Through these points, the court methodically dismantled House of Lloyd’s arguments, reinforcing the applicability of the franchise tax based on clear statutory language and legislative intent.
Impact
This judgment has significant implications for both future tax assessments and administrative interpretations of tax statutes in Texas:
- Clarification of "Doing Business": The court provided a clear definition of what constitutes "doing business" in Texas for franchise tax purposes, particularly emphasizing that activities resulting in delivery or shipment of goods within the state are taxable.
- Administrative Limitations: The ruling reinforces the boundaries of administrative bodies, ensuring that entities like the Comptroller cannot unilaterally narrow statutory definitions without explicit legislative backing.
- Legislative Supremacy: Emphasizes the primacy of legislative intent over administrative interpretations, guiding future courts in similar disputes.
- Tax Compliance for Foreign Corporations: Foreign corporations engaging in substantial business activities within Texas must ensure compliance with franchise tax statutes, regardless of their operational structures involving independent contractors.
Overall, the decision fortifies the state's authority to tax corporations based on their business activities within its jurisdiction, ensuring alignment between legislative mandates and administrative enforcement.

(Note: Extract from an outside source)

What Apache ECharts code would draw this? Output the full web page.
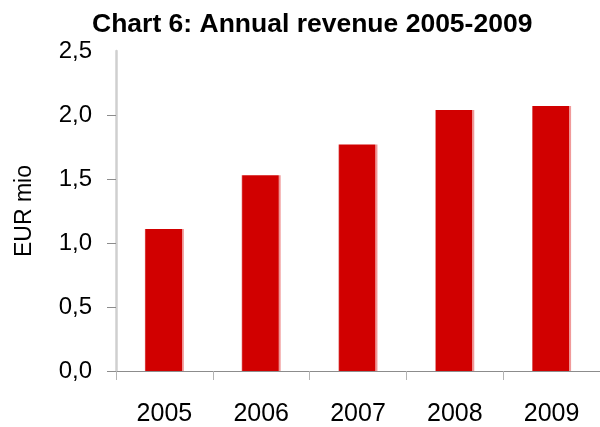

Complex Concepts Simplified
Franchise Tax
A franchise tax is a levy levied by a state on corporations for the privilege of being chartered or doing business within that state, regardless of where the corporation's operations are headquartered.
Doing Business
The term "doing business" refers to a company’s activities within a state that are substantial enough to warrant taxation. This includes sales activities, delivery of goods, and other business operations conducted within the state.
Legislative Intent
Legislative intent refers to the goals and purposes that lawmakers had in mind when they enacted a particular statute. Courts often look to legislative intent to interpret ambiguous statutory language.
Administrative Rule
An administrative rule is a regulation or guideline established by a government agency to interpret and implement laws passed by the legislature.
Conclusion
The Supreme Court of Texas's decision in John SHARP v. HOUSE OF LLOYD, INC. underscores the enforceability of the Texas Franchise Tax on corporations actively conducting business within the state, even through independent contractors. By invalidating the Comptroller's restrictive interpretation of "doing business," the court reaffirmed the supremacy of clear legislative language and intent over administrative dicta. This judgment not only clarifies the scope of taxable activities under the franchise tax statute but also serves as a precedent ensuring that administrative bodies adhere strictly to statutory mandates. Corporations operating in Texas must heed this ruling by ensuring compliance with franchise tax obligations, thereby recognizing the state’s authority to tax based on robust business presence within its jurisdiction.